12 June, 2009

Fake Paper About Nothing Accepted for Publication

This would be hilarious if it weren't for the implications...

A guy called Philip Davis, a Cornell university PhD student, along with Kent Anderson, submitted a scientific paper entitled 'Deconstructing Access Points' to The Open Information Science Journal. The paper was 'peer-reviewed' and accepted for publication pending the $800 fee. Nothing strange about that you say...?


The thing is that the paper is about nothing. That's right. It makes no sense at all. The authors created a computer programme that wrote the whole paper for them. It reads and is presented like a real scientific paper, but on closer inspection it says nothing at all. It's just a mish-mash of non-sensical statments...

As the authors explain:

Using SCIgen, a software that generates grammatically correct, “context-free” (i.e. nonsensical) papers in computer science, I quickly created an article, complete with figures, tables, and references. It looks pretty professional until you read it. For example:

"In this section, we discuss existing research into red-black trees, vacuum tubes, and courseware [10]. On a similar note, recent work by Takahashi suggests a methodology for providing robust modalities, but does not offer an implementation [9]."

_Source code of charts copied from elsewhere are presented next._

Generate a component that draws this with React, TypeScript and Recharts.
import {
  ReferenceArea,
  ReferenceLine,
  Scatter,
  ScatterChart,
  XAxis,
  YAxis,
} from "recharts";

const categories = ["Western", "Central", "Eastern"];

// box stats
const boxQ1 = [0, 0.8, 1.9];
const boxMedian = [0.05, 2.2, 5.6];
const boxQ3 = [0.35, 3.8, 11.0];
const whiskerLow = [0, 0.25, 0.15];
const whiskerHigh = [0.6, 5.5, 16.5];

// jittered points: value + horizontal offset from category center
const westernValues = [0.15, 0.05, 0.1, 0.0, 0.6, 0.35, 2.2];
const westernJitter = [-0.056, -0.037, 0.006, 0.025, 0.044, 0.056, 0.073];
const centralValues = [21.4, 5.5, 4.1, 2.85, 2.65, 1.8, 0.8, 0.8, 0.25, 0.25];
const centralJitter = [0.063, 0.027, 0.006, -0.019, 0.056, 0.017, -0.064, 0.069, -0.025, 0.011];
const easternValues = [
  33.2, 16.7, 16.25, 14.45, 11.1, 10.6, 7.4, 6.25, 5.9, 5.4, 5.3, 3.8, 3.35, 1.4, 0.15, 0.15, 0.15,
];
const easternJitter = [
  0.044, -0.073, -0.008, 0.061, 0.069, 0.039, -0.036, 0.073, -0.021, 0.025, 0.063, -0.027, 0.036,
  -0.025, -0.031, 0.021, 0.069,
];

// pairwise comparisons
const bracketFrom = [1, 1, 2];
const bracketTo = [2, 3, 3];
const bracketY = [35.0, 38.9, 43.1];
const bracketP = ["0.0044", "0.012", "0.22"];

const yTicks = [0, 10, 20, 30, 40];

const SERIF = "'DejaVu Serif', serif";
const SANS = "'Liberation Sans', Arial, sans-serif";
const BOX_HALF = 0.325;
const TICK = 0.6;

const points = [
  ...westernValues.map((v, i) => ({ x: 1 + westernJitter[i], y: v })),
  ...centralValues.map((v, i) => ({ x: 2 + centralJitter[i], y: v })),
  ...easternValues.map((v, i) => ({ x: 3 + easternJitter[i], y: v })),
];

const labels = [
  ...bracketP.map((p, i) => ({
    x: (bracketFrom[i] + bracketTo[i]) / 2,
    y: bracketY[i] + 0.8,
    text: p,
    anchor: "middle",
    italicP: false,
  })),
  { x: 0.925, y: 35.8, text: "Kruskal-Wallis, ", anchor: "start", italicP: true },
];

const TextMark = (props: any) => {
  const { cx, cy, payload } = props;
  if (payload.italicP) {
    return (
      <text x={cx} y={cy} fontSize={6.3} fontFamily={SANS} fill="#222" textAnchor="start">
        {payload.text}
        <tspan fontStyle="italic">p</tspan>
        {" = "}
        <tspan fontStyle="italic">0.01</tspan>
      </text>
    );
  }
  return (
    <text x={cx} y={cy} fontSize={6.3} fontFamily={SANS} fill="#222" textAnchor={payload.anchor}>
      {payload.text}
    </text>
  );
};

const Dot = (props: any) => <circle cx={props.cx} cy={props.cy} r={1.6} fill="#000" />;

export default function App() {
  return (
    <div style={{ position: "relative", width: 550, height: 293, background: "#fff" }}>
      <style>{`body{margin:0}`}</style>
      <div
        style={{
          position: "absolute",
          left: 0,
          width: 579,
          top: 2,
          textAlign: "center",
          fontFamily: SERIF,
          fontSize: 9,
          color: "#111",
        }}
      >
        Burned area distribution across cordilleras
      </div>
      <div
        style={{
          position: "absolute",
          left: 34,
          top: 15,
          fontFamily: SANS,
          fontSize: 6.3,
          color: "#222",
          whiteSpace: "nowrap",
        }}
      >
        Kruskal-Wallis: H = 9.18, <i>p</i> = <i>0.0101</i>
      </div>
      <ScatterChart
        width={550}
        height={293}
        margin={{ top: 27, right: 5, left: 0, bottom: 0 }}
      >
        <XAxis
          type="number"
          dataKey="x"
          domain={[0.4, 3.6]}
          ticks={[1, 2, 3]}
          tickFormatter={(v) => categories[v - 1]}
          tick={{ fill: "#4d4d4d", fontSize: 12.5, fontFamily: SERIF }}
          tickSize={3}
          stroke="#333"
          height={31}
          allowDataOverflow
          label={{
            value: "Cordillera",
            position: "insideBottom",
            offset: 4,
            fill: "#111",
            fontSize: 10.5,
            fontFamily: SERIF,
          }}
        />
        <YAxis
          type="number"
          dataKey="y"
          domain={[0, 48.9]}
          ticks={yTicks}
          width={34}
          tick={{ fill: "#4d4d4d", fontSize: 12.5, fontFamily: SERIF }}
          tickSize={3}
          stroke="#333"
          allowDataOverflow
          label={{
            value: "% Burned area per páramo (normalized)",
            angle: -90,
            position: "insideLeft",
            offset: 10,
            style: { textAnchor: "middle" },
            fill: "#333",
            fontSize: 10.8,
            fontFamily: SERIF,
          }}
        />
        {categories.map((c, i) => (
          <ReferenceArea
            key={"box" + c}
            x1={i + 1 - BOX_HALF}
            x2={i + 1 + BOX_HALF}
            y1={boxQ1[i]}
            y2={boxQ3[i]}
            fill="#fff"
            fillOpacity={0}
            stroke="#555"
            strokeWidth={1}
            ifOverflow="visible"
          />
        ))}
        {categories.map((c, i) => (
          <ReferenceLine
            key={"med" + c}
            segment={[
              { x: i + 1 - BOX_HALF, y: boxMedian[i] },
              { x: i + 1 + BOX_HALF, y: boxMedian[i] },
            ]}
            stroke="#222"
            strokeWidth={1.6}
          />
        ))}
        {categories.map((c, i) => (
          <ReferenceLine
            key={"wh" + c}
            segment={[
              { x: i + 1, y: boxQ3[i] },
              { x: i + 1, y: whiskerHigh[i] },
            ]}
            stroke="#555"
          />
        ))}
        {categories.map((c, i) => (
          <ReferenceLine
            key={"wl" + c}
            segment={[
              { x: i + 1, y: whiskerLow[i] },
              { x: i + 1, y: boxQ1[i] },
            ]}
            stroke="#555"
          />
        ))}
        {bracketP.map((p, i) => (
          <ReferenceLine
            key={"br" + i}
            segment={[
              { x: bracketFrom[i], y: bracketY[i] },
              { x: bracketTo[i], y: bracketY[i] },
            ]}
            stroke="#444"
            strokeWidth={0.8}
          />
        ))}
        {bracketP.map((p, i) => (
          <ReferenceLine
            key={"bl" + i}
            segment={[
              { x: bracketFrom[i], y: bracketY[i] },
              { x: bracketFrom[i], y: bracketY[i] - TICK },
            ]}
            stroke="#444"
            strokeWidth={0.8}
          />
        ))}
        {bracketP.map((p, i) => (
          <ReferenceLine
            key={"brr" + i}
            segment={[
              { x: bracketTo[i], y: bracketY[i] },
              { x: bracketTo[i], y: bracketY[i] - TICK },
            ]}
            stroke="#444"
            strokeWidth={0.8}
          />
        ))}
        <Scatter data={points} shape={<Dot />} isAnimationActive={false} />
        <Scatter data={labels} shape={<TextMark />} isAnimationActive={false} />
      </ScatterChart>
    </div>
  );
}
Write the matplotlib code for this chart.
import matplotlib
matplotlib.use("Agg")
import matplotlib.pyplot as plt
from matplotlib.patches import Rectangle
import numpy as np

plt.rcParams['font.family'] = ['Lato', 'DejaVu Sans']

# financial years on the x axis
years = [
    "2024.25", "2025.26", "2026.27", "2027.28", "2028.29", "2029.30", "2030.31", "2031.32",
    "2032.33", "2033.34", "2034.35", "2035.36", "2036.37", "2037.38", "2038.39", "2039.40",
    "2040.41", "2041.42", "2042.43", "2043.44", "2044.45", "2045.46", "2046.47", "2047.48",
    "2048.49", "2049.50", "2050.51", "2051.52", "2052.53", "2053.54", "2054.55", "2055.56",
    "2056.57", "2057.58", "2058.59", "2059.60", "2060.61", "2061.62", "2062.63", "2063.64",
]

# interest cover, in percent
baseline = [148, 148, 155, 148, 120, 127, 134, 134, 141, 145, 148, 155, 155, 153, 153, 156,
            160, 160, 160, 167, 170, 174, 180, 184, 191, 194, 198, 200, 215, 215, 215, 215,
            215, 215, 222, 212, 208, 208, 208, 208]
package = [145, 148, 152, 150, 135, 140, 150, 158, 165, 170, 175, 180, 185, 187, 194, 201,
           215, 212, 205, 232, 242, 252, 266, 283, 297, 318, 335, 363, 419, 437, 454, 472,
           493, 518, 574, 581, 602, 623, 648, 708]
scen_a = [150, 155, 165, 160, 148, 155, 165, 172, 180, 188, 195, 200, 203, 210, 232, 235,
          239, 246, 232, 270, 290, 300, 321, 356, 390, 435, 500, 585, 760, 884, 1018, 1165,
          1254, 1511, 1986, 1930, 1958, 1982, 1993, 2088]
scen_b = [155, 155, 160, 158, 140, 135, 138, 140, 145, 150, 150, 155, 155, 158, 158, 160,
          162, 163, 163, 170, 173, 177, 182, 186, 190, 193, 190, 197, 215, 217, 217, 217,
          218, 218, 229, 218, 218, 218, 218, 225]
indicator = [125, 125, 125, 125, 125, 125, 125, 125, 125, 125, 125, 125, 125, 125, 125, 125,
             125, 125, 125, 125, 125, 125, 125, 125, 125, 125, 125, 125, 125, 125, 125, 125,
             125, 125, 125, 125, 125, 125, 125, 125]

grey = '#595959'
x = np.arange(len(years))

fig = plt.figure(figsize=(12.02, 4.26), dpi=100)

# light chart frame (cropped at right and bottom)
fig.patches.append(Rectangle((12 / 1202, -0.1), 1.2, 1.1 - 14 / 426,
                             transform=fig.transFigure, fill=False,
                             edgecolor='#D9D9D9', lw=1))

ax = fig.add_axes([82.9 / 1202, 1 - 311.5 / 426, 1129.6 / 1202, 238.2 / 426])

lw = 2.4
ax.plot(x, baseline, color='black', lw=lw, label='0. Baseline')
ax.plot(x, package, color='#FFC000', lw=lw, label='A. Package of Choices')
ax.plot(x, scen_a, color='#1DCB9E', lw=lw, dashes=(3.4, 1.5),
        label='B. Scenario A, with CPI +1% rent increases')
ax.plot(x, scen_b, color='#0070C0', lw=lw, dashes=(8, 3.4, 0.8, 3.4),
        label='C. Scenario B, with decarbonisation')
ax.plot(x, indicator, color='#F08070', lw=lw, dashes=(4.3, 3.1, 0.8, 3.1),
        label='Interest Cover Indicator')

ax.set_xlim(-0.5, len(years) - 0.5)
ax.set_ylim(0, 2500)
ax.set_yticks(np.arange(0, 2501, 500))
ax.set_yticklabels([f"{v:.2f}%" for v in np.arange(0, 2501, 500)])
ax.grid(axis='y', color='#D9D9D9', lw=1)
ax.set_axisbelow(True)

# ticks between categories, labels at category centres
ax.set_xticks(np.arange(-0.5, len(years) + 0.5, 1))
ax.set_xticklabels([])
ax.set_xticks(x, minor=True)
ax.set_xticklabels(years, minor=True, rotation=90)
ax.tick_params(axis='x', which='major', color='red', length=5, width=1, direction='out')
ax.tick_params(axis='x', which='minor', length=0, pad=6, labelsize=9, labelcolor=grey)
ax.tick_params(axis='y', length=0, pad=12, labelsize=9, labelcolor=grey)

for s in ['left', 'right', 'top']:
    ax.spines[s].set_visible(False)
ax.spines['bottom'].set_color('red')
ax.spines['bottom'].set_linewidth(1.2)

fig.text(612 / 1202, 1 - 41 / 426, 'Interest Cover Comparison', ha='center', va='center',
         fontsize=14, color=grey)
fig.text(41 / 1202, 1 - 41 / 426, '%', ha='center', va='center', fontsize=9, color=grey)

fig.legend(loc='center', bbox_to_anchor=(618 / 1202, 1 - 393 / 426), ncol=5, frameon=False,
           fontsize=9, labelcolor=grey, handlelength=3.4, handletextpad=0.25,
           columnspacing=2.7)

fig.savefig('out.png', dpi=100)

So following submission, the fake paper was apparently peer-reviewed and then, without receiving any reviewer comments at all, they received an email confirming that it had been successful:

This is to inform you that your submitted article has been accepted for publication after peer-reviewing process in TOISCIJ. I would be highly grateful to you if you please fill and sign the attached fee form and covering letter and send them back via email as soon as possible to avoid further delay in publication.

They immediately retracted the paper and have explained the whole thing on their blog. It is a a huge embarrassment for the peer-review process and 'open access' publishing and the people involved should be ashamed. Well, it turns out they are because two have already resigned over this debacle, namely TOISCIJ editorial board members Bambang Parmanto and Marc Williams, although apparently neither were involved in this paper's journey through the editorial process. The question is, of course, was anyone involved?

I have to point out this bit:

The manuscript was given two co-authors, David Phillips and Andrew Kent. Any similarity to real or fictitious, living or dead academics is purely coincidental, as was their institutional affiliation: The Center for Research in Applied Phrenology based in Ithaca, New York. If the acronym didn’t reveal the farce right away, phrenology is the pseudoscience of reading personality traits from the lumps on one’s head.

LOL! It's a serious issue, but you've got to laugh at that!!